Algunos han llamado estas palabras, el “Magnificat” de Jesús, porque es una alabanza similar a la que hizo María en casa de isabel y Zacarías, una bendición que sale de su corazón con tanta fuerza que se escapa por los labios.

Jesús, lleno del Espíritu Santo, engrandece y agradece a Dios, su Padre, su designio de amor para los hombres. De una manera particular se alegra de que Dios Padre no haya impuesto a los hombres la confesión de la fe, sino que haya querido esconder su misterio y revelarlo por medio de la humanidad de su hijo. De esa manera ha sucedido tal y como María cantaba en su himno de alabanza: Dios derriba del trono a los poderosos y enaltece a los humildes, a los hambrientos los colma de bienes y a los ricos los despide vacíos.

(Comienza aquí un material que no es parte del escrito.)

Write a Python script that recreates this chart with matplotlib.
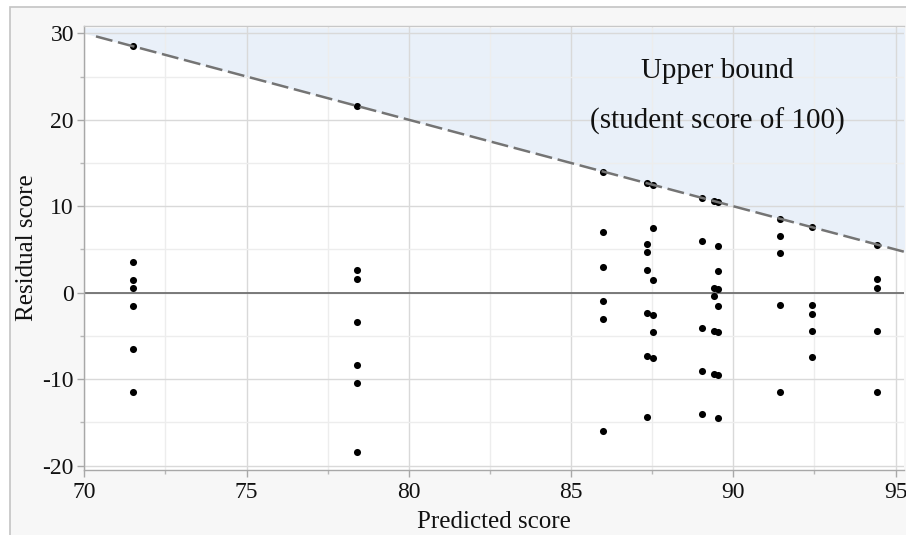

Así le ha parecido mejor al Padre. Esa ha sido la manera: esconder el misterio de su presencia en la pequeñez, en la debilidad y en la pobreza de la carne humana, esa que Jesús tomó de su madre, María santísima.

Así pues, ante Jesús se plantea un dilema inevitable, una dramática elección. Acogerle y por tanto conocerle como Hijo y así reconocer a Dios como Padre o bien, rechazarle y considerar que Jesús es un simple hombre más. En este sentido comprendemos que Jesús haya dicho de sí mismo: “Yo soy el camino, la verdad y la vida; nadie va al Padre sino por mí”.

Jesús es la puerta por donde el hombre accede al misterio divino. Y no hay otro camino que no sea este que el Padre ha querido para los hombres. Por eso tantos satisfechos, orgullosos y llenos de sí mismos pasan de largo ante Jesús sin reparar en que él es la puerta que da paso a la vida.

Mientras que otros pequeños, pobres y sencillos, porque le piden, reciben, porque lo buscan, lo encuentran y porque llaman a su puerta, se les abre de par en par el reino de los cielos.

En muchas ocasiones oímos en el evangelio la expresión “escondido”, por ejemplo, el tesoro escondido en el campo, ese que cuando uno lo descubre fortuitamente entonces va y vende todo lo que tiene, contento para adquirir el campo y con él, el tesoro también. O cuando Jesús dice: “nada hay escondido que no llegue a rebelarse” … Es como si el Señor nos dijera que para conocer la verdad de la realidad e incluso la del mismo Dios es necesario implicar la libertad, es decir: querer creer.

Jesús le dirá a Tomás:” Porque has visto has creído, dichosos los que crean sin haber visto”. Es esta otra bienaventuranza más que se puede atribuir a aquellos mismos a quienes Jesús llamaba “dichosos” en el sermón de la montaña; toda aquella muchedumbre que le seguía porque ponían en él su confianza, que le buscaba porque se alimentaba de sus palabras que eran para ellos palabras de vida eterna. Los que eran dichosos porque, en definitiva, se identificaban con él, con Jesús el maestro, y estaban dispuestos a vivir no solo con él, sino también con él y como él.

El cristiano del siglo XXI debe despojarse de todos sus apegos y sobreponerse a todos sus temores, como un niño que se abandona ciegamente en los brazos de su madre, o como un pequeño que sabe que está seguro si su padre lo sostiene en sus brazos con una ternura infinita.

Los santos no son héroes que destacan por su fortaleza humana sino personas normales en las que se manifiesta de modo admirable la fortaleza y la sabiduría de Dios. Es el misterio de la cruz de Cristo que, como dice el apóstol Pablo es escándalo para los judíos y necedad para los griegos, pero para los creyentes en Cristo, judíos o griegos, es fuerza de Dios y sabiduría de Dios.